### Source excerpt

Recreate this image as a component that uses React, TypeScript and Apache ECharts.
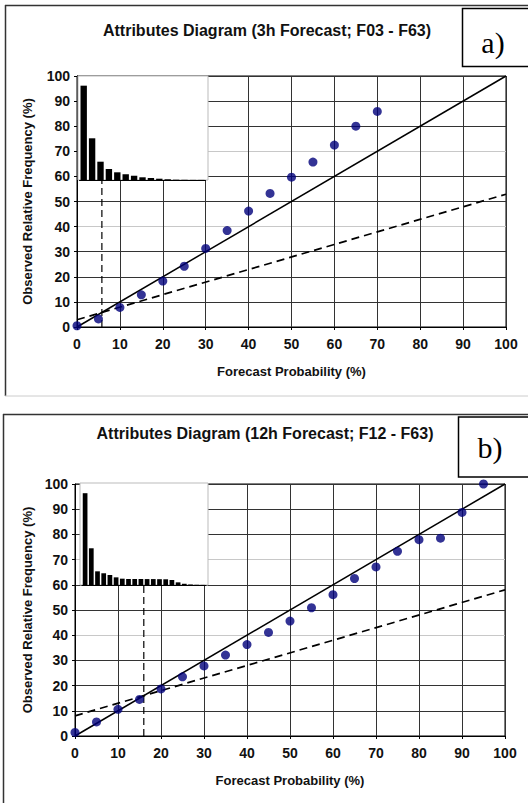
import React, { useEffect, useRef } from "react";
import * as echarts from "echarts";

// ---- data ----
const probBinsA = [0, 5, 10, 15, 20, 25, 30, 35, 40, 45, 50, 55, 60, 65, 70];
const observedA = [0.5, 3.2, 7.8, 12.8, 18.3, 24.2, 31.3, 38.4, 46.2, 53.2, 59.7, 65.7, 72.5, 80, 85.9];
const histA = [90.7, 40.1, 17.6, 10.6, 7.4, 5.5, 4.1, 2.6, 1.9, 1.25, 0.7, 0.3, 0.2, 0.1, 0.1];

const probBinsB = [0, 5, 10, 15, 20, 25, 30, 35, 40, 45, 50, 55, 60, 65, 70, 75, 80, 85, 90, 95];
const observedB = [1.4, 5.6, 10.6, 14.5, 18.7, 23.5, 27.8, 32.1, 36.3, 41.1, 45.6, 50.9, 56.1, 62.5, 67.1, 73.3, 77.9, 78.5, 88.7, 100];
const histB = [90, 36, 13.4, 11.5, 9.8, 7.5, 6.2, 6, 5.9, 5.9, 5.8, 5.8, 5.7, 5.6, 4.9, 2.6, 1.2, 0.5, 0.2, 0.1];

const perfectLine = [[0, 0], [100, 100]];
const noSkillA = [[0, 2.9], [100, 52.9]];
const noSkillB = [[0, 8], [100, 58]];
const climA = [[5.8, 0], [5.8, 60]];
const climB = [[16, 0], [16, 60]];

const axisMin = 0;
const axisMax = 100;
const axisStep = 10;

const titleA = "Attributes Diagram (3h Forecast; F03 - F63)";
const titleB = "Attributes Diagram (12h Forecast; F12 - F63)";
const xName = "Forecast Probability (%)";
const yName = "Observed Relative Frequency (%)";

const FONT = '"Liberation Sans", Arial, sans-serif';
const DARK = "#333";
const LIGHT = "#c8c8c8";
const ySplitColors = [DARK, DARK, DARK, DARK, LIGHT, DARK, DARK, LIGHT, DARK, DARK, DARK];

function mainX(gridIndex: number) {
  return {
    gridIndex,
    type: "value",
    min: axisMin,
    max: axisMax,
    interval: axisStep,
    axisLine: { lineStyle: { color: "#000", width: 1 } },
    axisTick: { show: true, length: 3, lineStyle: { color: "#000" } },
    axisLabel: { fontSize: 14, fontWeight: "bold", color: "#111", fontFamily: FONT, margin: 10 },
    splitLine: { show: true, lineStyle: { color: DARK, width: 1 } },
    name: xName,
    nameLocation: "middle",
    nameGap: 38,
    nameTextStyle: { fontSize: 13, fontWeight: "bold", color: "#111", fontFamily: FONT },
  };
}

function mainY(gridIndex: number, nameGap: number) {
  return {
    gridIndex,
    type: "value",
    min: axisMin,
    max: axisMax,
    interval: axisStep,
    axisLine: { show: true, lineStyle: { color: "#000", width: 1 } },
    axisTick: { show: true, length: 3, lineStyle: { color: "#000" } },
    axisLabel: { fontSize: 14, fontWeight: "bold", color: "#111", fontFamily: FONT, margin: 7 },
    splitLine: { show: true, lineStyle: { color: ySplitColors, width: 1 } },
    name: yName,
    nameLocation: "middle",
    nameGap,
    nameTextStyle: { fontSize: 13, fontWeight: "bold", color: "#111", fontFamily: FONT },
  };
}

function insetX(gridIndex: number, cats: number[]) {
  return {
    gridIndex,
    type: "category",
    data: cats,
    z: 4,
    axisLine: { show: true, lineStyle: { color: "#000", width: 1 } },
    axisTick: { show: false },
    axisLabel: { show: false },
    splitLine: { show: false },
  };
}

function insetY(gridIndex: number) {
  return {
    gridIndex,
    type: "value",
    min: 0,
    max: 100,
    show: false,
    splitLine: { show: false },
  };
}

export default function App() {
  const ref = useRef<HTMLDivElement>(null);
  useEffect(() => {
    if (!ref.current) return;
    const chart = echarts.init(ref.current, null, { renderer: "svg" });
    const lineBase = { type: "line", symbol: "none", silent: true };
    const titleFont = `bold 16px ${FONT}`;
    const boxFont = `30px "Liberation Serif", "Times New Roman", serif`;
    const option: any = {
      animation: false,
      backgroundColor: "#fff",
      grid: [
        { left: 77, top: 76, width: 429, height: 251, show: true, borderColor: "#000", borderWidth: 1, backgroundColor: "transparent" },
        { left: 75, top: 484, width: 430, height: 252, show: true, borderColor: "#000", borderWidth: 1, backgroundColor: "transparent" },
        { left: 79.5, top: 76, width: 126, height: 104, z: 4 },
        { left: 82, top: 483, width: 124, height: 102, z: 4 },
      ],
      xAxis: [mainX(0), mainX(1), insetX(2, probBinsA), insetX(3, probBinsB)],
      yAxis: [mainY(0, 43), mainY(1, 41), insetY(2), insetY(3)],
      series: [
        { ...lineBase, xAxisIndex: 0, yAxisIndex: 0, data: perfectLine, lineStyle: { color: "#000", width: 1.5 }, z: 3 },
        { ...lineBase, xAxisIndex: 0, yAxisIndex: 0, data: noSkillA, lineStyle: { color: "#000", width: 1.7, type: [8, 5] }, z: 3 },
        { ...lineBase, xAxisIndex: 0, yAxisIndex: 0, data: climA, lineStyle: { color: "#000", width: 1.2, type: [7, 4] }, z: 3 },
        {
          type: "scatter", xAxisIndex: 0, yAxisIndex: 0, symbol: "circle", symbolSize: 9,
          itemStyle: { color: "#00007a" }, z: 6,
          data: probBinsA.map((p, i) => [p, observedA[i]]),
        },
        { type: "bar", xAxisIndex: 2, yAxisIndex: 2, data: histA, barWidth: "76%", itemStyle: { color: "#000" }, z: 5 },

        { ...lineBase, xAxisIndex: 1, yAxisIndex: 1, data: perfectLine, lineStyle: { color: "#000", width: 1.5 }, z: 3 },
        { ...lineBase, xAxisIndex: 1, yAxisIndex: 1, data: noSkillB, lineStyle: { color: "#000", width: 1.7, type: [8, 5] }, z: 3 },
        { ...lineBase, xAxisIndex: 1, yAxisIndex: 1, data: climB, lineStyle: { color: "#000", width: 1.2, type: [7, 4] }, z: 3 },
        {
          type: "scatter", xAxisIndex: 1, yAxisIndex: 1, symbol: "circle", symbolSize: 9,
          itemStyle: { color: "#00007a" }, z: 6,
          data: probBinsB.map((p, i) => [p, observedB[i]]),
        },
        { type: "bar", xAxisIndex: 3, yAxisIndex: 3, data: histB, barWidth: "76%", itemStyle: { color: "#000" }, z: 5 },
      ],
      graphic: [
        // panel frames
        { type: "line", z: 1, shape: { x1: 5.5, y1: 5, x2: 5.5, y2: 396 }, style: { stroke: "#333", lineWidth: 1.5 } },
        { type: "line", z: 1, shape: { x1: 5, y1: 5.5, x2: 528, y2: 5.5 }, style: { stroke: "#333", lineWidth: 1.5 } },
        { type: "line", z: 1, shape: { x1: 5, y1: 396, x2: 528, y2: 396 }, style: { stroke: "#ccc", lineWidth: 1 } },
        { type: "line", z: 1, shape: { x1: 3, y1: 414.5, x2: 528, y2: 414.5 }, style: { stroke: "#333", lineWidth: 1.5 } },
        { type: "line", z: 1, shape: { x1: 3.5, y1: 414, x2: 3.5, y2: 803 }, style: { stroke: "#333", lineWidth: 1.5 } },
        // inset backgrounds
        { type: "rect", z: 3, shape: { x: 78, y: 76, width: 130, height: 104 }, style: { fill: "#fff", stroke: "#bbb", lineWidth: 1 } },
        { type: "rect", z: 3, shape: { x: 80, y: 483, width: 128, height: 102 }, style: { fill: "#fff", stroke: "#bbb", lineWidth: 1 } },
        // titles
        { type: "text", z: 10, x: 267, y: 30, style: { text: titleA, fill: "#111", font: titleFont, align: "center", verticalAlign: "middle", textAlign: "center", textVerticalAlign: "middle" } },
        { type: "text", z: 10, x: 265, y: 433, style: { text: titleB, fill: "#111", font: titleFont, align: "center", verticalAlign: "middle", textAlign: "center", textVerticalAlign: "middle" } },
        // panel label boxes
        { type: "rect", z: 10, shape: { x: 462.5, y: 8.5, width: 80, height: 58 }, style: { fill: "#fff", stroke: "#000", lineWidth: 1.5 } },
        { type: "text", z: 11, x: 493, y: 42, style: { text: "a)", fill: "#000", font: boxFont, align: "center", verticalAlign: "middle", textAlign: "center", textVerticalAlign: "middle" } },
        { type: "rect", z: 10, shape: { x: 458.5, y: 417, width: 80, height: 60 }, style: { fill: "#fff", stroke: "#000", lineWidth: 1.5 } },
        { type: "text", z: 11, x: 490, y: 447, style: { text: "b)", fill: "#000", font: boxFont, align: "center", verticalAlign: "middle", textAlign: "center", textVerticalAlign: "middle" } },
      ],
    };
    chart.setOption(option);
    return () => chart.dispose();
  }, []);
  return (
    <div
      ref={ref}
      style={{ position: "fixed", left: 0, top: 0, width: 528, height: 803, background: "#fff" }}
    />
  );
}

### What to produce
Go from the first line of the listing to the line holding "0.2, 0.1, 0.1];" and, please, transcribe those lines exactly, both included, with no pictures.

### Answer to this exercise
Recreate this image as a component that uses React, TypeScript and Apache ECharts.
import React, { useEffect, useRef } from "react";
import * as echarts from "echarts";

// ---- data ----
const probBinsA = [0, 5, 10, 15, 20, 25, 30, 35, 40, 45, 50, 55, 60, 65, 70];
const observedA = [0.5, 3.2, 7.8, 12.8, 18.3, 24.2, 31.3, 38.4, 46.2, 53.2, 59.7, 65.7, 72.5, 80, 85.9];
const histA = [90.7, 40.1, 17.6, 10.6, 7.4, 5.5, 4.1, 2.6, 1.9, 1.25, 0.7, 0.3, 0.2, 0.1, 0.1];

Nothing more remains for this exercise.